Chassagne, whose parents emigrated from Haiti, manages the décor. (She also cofounded the KANPE Foundation, which benefits vulnerable Haitian families.) In an interview at Agrikol, Toussaint described Butler as "in love with Haitian culture and Haitian food" and said the singer focuses on the music at Agrikol's sister bar next door, Ti-Agrikol.
- Courtesy of Agrikol/Melika Dez
- Deep-fried accras at Agrikol
Connected to the restaurant by an outdoor patio, Ti-Agrikol plays a variety of music from the Caribbean and Africa and regularly features live DJs. Agrikol doesn't accept reservations, but patrons can wait at Ti-Agrikol or on the patio if the restaurant bar is full. (The patio reopens for the season on May 23.)
On a recent Friday just before 7 p.m., Agrikol's bar did have seats free. Two friends and I began there with cocktails while we waited for a table and took in the lush décor. The restaurant's namesake is rhum agricol — a style of rum, white or dark, that's distilled from cane juice. Each of the 13 drinks listed on the cocktail menu is made with agricol or another type of Caribbean rum.
Ti Ponch ($12) is a traditional Haitian drink made with agricol, fresh-pressed cane juice and lime. It can be made with white agricol, but I followed the host's suggestion and tried the cocktail with Barbancourt 3 Star, a dark Haitian agricol. The cane juice made it refreshing, almost vegetal, and the agricol was fort. My friend's Damballa ($14), made with the same Barbancourt, Aperol and Chartreuse, tasted herbaceous.
Agrikol, the restaurant, looks very different in daylight than at night. During the day, the restaurant is filled with natural light, and its high ceilings and stained-glass windows make it feel expansive. Rows of bottled rum, musical instruments and gourds line the bar back, and fabulous glass chandeliers — offering only faint illumination at night — hang from the ceiling. Colorful, original paintings and sculptures decorate the walls, and a mural of a zydeco accordionist, painted by Jean, graces the stairwell.
Once our meals began, our two starters complemented — and buffered — the drinks. A quintessential Haitian dish, the griot ($13) consisted of cubes of local fried pork accompanied by small plantain pancakes. Toussaint said that while griot in Haiti tends to be on the dryer side, he's adapted his version to accommodate the palates of Montréalers, who are accustomed to more tender meat. He marinates the pork with hot Scotch bonnet peppers for 48 hours before cooking it with bitter orange and then frying it crisp.

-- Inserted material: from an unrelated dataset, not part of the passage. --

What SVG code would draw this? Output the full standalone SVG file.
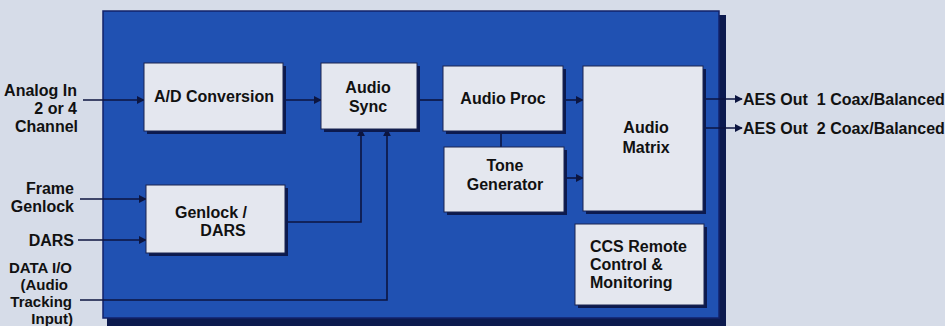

The deep-fried accras ($7) were fritters made from Haitian malanga root and fresh herbs, with a side of mild mayo. Tender on the inside, the accras paired nicely with the spicy pickles, a fermented, sauerkraut-like condiment.
As we ate, darkness settled into the restaurant like nightfall on a beach, with strings of lights and candles glowing faintly.
"Haitians don't like the light," Toussaint explained. "It's the Caribbean. During the day, the light's OK, but when it's night, they want dark."
Tea lights on the tables illuminated the faces around us, as nearly everyone leaned in to talk to their dinner dates over the somewhat loud, mid-tempo Caribbean music. The feel of nighttime encouraged a sense of ease and coziness, balanced by the subtly energizing soundtrack.
- Molly Zapp
- The décor of Montréal's Agrikol
Toussaint said his food is about "Caribbean soul" and that he plays with the texture, flavor and spice of Haitian cuisine. Such an approach was evident in the queue de boeuf ($20), a braised local oxtail with rice and sauce pois, made from black beans and pepper.
With limited visibility at our table, it took careful maneuvering to cut the meat off the bone, but it was worth the effort. Savory and gelatinous, the beef was stick-to-your-ribs satisfying. Even its accompanying white rice was decadent, because it was cooked Jacmel style with coconut milk.
Pleasantly lighter was the lambi ($23), or braised conch. Imported from Haiti and a bit clam-like in texture, the mollusk was simmered in a briny broth with red peppers, peas, vinegar and herbs. It came with a side of dirty rice, spiced with a hint of clove.
The meal didn't seem finished without dessert and a fruity cocktail, so we split the large Zanana pour deux ($20), made with Appleton rum, Chartreuse, and fresh coconut and pineapple. Once we'd finished the liquor, we scraped out the rest of the frothy coconut with spoons, the rich cream doubling as lip moisturizer. The pain patate ($9) was a slice of gooey sweet potato cake, baked with cinnamon and nutmeg, drenched in a sugar sauce, and topped with whipped cream. Speckled with raisins, it was light in texture but deep in flavor.
Agrikol's service throughout the night was top-notch. Attentive but never intrusive, our waitress was a champ at refilling water glasses. We ate and drank for three hours, and other customers appeared to dine at their leisure, as well.
In our trio of women, it was perhaps no surprise that talk turned to the topics of gender and relationship politics. One friend remarked that now is probably the best time in history to be a single woman, at least in North America. A hundred years ago, our group of white divorcées and single ladies dining and drinking at a restaurant — one run by a black immigrant, no less — might have been scandalous. Relaxed in the candlelight, we raised our glasses to the present, and the future.